Q: What should I do if I’ve already paid an unlicensed agent?
Stop further payments immediately. Report the agent to the Department of Home Affairs’ Border Watch service (www.homeaffairs.gov.au/about/your-feedback/border-watch). Contact a MARA-registered migration agent for urgent advice about your visa options. You may also attempt to recover funds through your state’s consumer affairs body, but this is difficult without a formal contract.
References and Official Sources

- MARA – Register of Migration Agents: https://portal.mara.gov.au/search-mara-register (Accessed 15 March 2026). The authoritative government portal for verifying a migration agent’s MARN, registration status, and conditions.
- PIER – QEAC Counsellor Verification: https://www.pieronline.org/qeac (Accessed 15 March 2026). Official database for checking current Qualified Education Agent Counsellor credentials.
- Department of Home Affairs – Education Agents: https://www.homeaffairs.gov.au/trav/stud/educ/education-agents (Accessed 15 March 2026).

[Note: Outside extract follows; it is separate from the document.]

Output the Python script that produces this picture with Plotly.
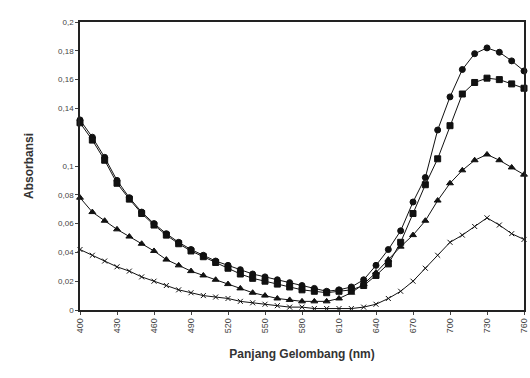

Describes the legal requirements for education agents operating in Australia and how to lodge a complaint.
- Migration Act 1958 – Part 3: https://www.legislation.gov.au/Details/C2026C00123 (Accessed 12 March 2026). The primary legislation defining the registration framework for migration agents and penalties for unlicensed practice.
More FAQ
Q:How do I check if my education agent is MARA registered in 2026?
You can verify an agent’s MARA registration by searching the public Register of Migration Agents on the Office of the Migration Agents Registration Authority (OMARA) website. As of March 2026, there are 7,845 active MARN holders globally. Simply enter the agent’s name or MARN (e.g., MARN 1234567) to confirm their status, any conditions, and disciplinary history. A licensed agent must display their MARN on all correspondence. If they refuse to provide it or the search returns no result, they are likely unlicensed. For QEAC verification, use PIER’s online checker. Always insist on seeing both credentials before engaging an agent.